The Majorcan Jewish community served as crucial intermediaries in Mediterranean knowledge exchange, bridging Arabic, Hebrew, Latin, and Catalan scholarly traditions.

This is what I call the Cresques Problem: the challenge of faithfully encoding knowledge that arrives through intermediaries, translation, and hearsay into a form that others can trust. It is not a problem about accuracy in the modern empirical sense. Cresques was not trying to produce a satellite photograph. He was trying to build a representation that would be useful — to navigators, to diplomats, to the king who commissioned it — while being honest about the sources and methods that produced it.

Every knowledge system faces this problem. Wikipedia faces it when an editor summarizes a source they found through another source. A machine learning model faces it when training data encodes assumptions from its collectors. A courtroom faces it when expert testimony translates technical findings into plain language for a jury 2.

The usual response to the Cresques Problem is to demand provenance: show your sources, trace the chain, verify each link. This is necessary but insufficient. Provenance tells you where knowledge came from. It does not tell you what happened to it along the way — what was compressed, what was interpolated, what was silently assumed.

What Cresques actually did was more subtle. He used visual conventions to signal confidence levels. Coastlines he could verify through firsthand pilot reports were drawn with precise portolan geometry. Interior regions relied on a different visual grammar — decorative, narrative, explicitly interpretive. The map itself encoded its own epistemology 3.

This principle — encoding confidence directly into representation — is what I mean by "epistemics as interface." The map does not need a legend explaining its uncertainty. The uncertainty is the visual language itself.

This is the principle I keep returning to: the best knowledge systems do not merely store and retrieve information. They make their own limitations legible. They build the epistemics into the interface. When you look at a Cresques map, you can see where his knowledge was strong and where it was speculative — not because he told you in a footnote, but because the visual language shifts.

Modern systems rarely achieve this. A search engine returns ten blue links with no indication of which ones rest on primary sources and which are third-hand summaries. A news aggregator displays headlines in identical typography regardless of whether the underlying reporting involved a six-month investigation or a rewritten press release. We have more information than Cresques ever imagined, and worse tools for signaling what we actually know versus what we are merely repeating.

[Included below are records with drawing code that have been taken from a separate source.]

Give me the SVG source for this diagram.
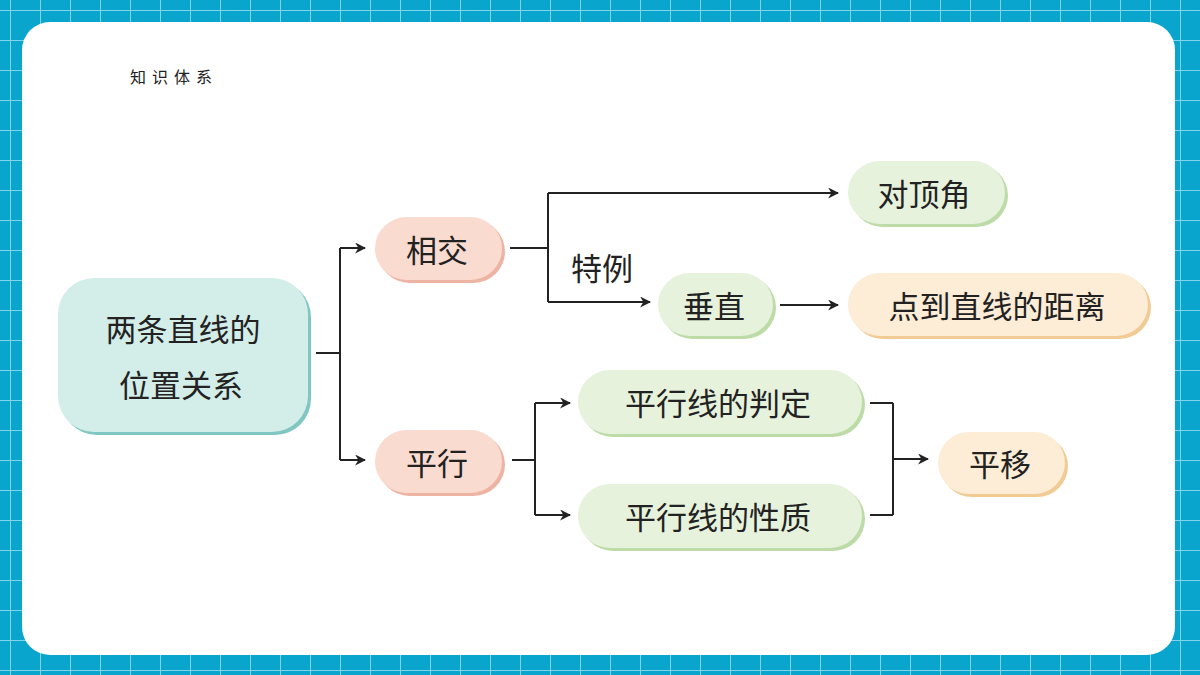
<svg xmlns="http://www.w3.org/2000/svg" width="1200" height="675" viewBox="0 0 1200 675">
<defs>
<pattern id="grid" width="30" height="30" patternUnits="userSpaceOnUse" x="10" y="10">
<rect width="30" height="30" fill="#0aa5cc"/>
<path d="M0 0H30M0 0V30" stroke="#7fd3ea" stroke-width="2"/>
</pattern>
<marker id="ar" viewBox="0 0 10 10" refX="9" refY="5" markerWidth="11" markerHeight="11" markerUnits="userSpaceOnUse" orient="auto">
<path d="M0 0L10 5L0 10L3 5Z" fill="#222"/>
</marker>
</defs>
<style>
text{font-family:"Noto Sans CJK SC","Noto Sans",sans-serif;fill:#222;}
.t{font-size:31px;text-anchor:middle;dominant-baseline:central;}
.ln{fill:none;stroke:#222;stroke-width:2;}
.pk{fill:#fadbd0}.pks{fill:#eeb4a3}
.gr{fill:#e6f2dc}.grs{fill:#bcdba6}
.or{fill:#fdecd6}.ors{fill:#f2cb94}
</style>
<rect width="1200" height="675" fill="url(#grid)"/>
<rect x="22" y="22" width="1153" height="633" rx="28" fill="#fff"/>
<text x="130" y="83" font-size="16" style="font-family:'Noto Sans CJK SC',serif" letter-spacing="6">知识体系</text>

<g id="connectors">
<path class="ln" d="M316 353H340M340 248V460"/>
<path class="ln" d="M340 248H365" marker-end="url(#ar)"/>
<path class="ln" d="M340 460H365" marker-end="url(#ar)"/>
<path class="ln" d="M510 248H548M548 193V302"/>
<path class="ln" d="M548 193H838" marker-end="url(#ar)"/>
<path class="ln" d="M548 302H650" marker-end="url(#ar)"/>
<text x="602" y="266" class="t" font-size="29">特例</text>
<path class="ln" d="M780 305H838" marker-end="url(#ar)"/>
<path class="ln" d="M512 460H535M535 403V515"/>
<path class="ln" d="M535 403H570" marker-end="url(#ar)"/>
<path class="ln" d="M535 515H570" marker-end="url(#ar)"/>
<path class="ln" d="M870 403H893M870 515H893M893 403V515"/>
<path class="ln" d="M893 459H928" marker-end="url(#ar)"/>
</g>

<g id="n-main">
<rect x="61" y="281" width="250" height="154" rx="36" fill="#80c7c2"/>
<rect x="58" y="278" width="250" height="154" rx="36" fill="#d3ede8"/>
<text class="t" x="183" y="327" font-size="32">两条直线的</text>
<text class="t" x="181" y="383" font-size="32">位置关系</text>
</g>
<g id="n-xj">
<rect x="378" y="220" width="127" height="63" rx="31.5" class="pks"/>
<rect x="375" y="217" width="127" height="63" rx="31.5" class="pk"/>
<text class="t" x="437" y="248">相交</text>
</g>
<g id="n-px">
<rect x="378" y="433" width="127" height="63" rx="31.5" class="pks"/>
<rect x="375" y="430" width="127" height="63" rx="31.5" class="pk"/>
<text class="t" x="437" y="461">平行</text>
</g>
<g id="n-ddj">
<rect x="851" y="164" width="157" height="63" rx="31.5" class="grs"/>
<rect x="848" y="161" width="157" height="63" rx="31.5" class="gr"/>
<text class="t" x="924" y="192">对顶角</text>
</g>
<g id="n-cz">
<rect x="661" y="276" width="115" height="63" rx="31.5" class="grs"/>
<rect x="658" y="273" width="115" height="63" rx="31.5" class="gr"/>
<text class="t" x="714" y="304">垂直</text>
</g>
<g id="n-jl">
<rect x="851" y="276" width="300" height="63" rx="31.5" class="ors"/>
<rect x="848" y="273" width="300" height="63" rx="31.5" class="or"/>
<text class="t" x="997" y="304">点到直线的距离</text>
</g>
<g id="n-pd">
<rect x="581" y="373" width="284" height="64" rx="32" class="grs"/>
<rect x="578" y="370" width="284" height="64" rx="32" class="gr"/>
<text class="t" x="718" y="401">平行线的判定</text>
</g>
<g id="n-xz">
<rect x="581" y="487" width="284" height="64" rx="32" class="grs"/>
<rect x="578" y="484" width="284" height="64" rx="32" class="gr"/>
<text class="t" x="718" y="515">平行线的性质</text>
</g>
<g id="n-py">
<rect x="941" y="435" width="127" height="62" rx="31" class="ors"/>
<rect x="938" y="432" width="127" height="62" rx="31" class="or"/>
<text class="t" x="1000" y="462">平移</text>
</g>
</svg>
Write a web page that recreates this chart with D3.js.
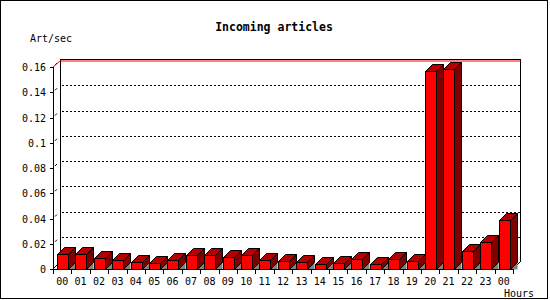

Pathfinders, the epistemics project, is a direct attempt to solve this problem for modern knowledge systems.

Notes

  1. For the most thorough treatment of Cresques and his sources, see Katrin Kogman-Appel, "Catalan World Maps as a Cultural Phenomenon," in The Cambridge History of Cartography, Vol. 1 (University of Chicago Press, 2007).
  2. The legal system's approach to expert testimony — particularly the Daubert standard — is one of the few institutional attempts to formally address the Cresques Problem. See Daubert v. Merrell Dow Pharmaceuticals, 509 U.S. 579 (1993).
  3. Gabriel Llompart first documented Cresques's use of differentiated visual registers in "El Maestro de los Mapas Mallorquines," Analecta Sacra Tarraconensia 41 (1968).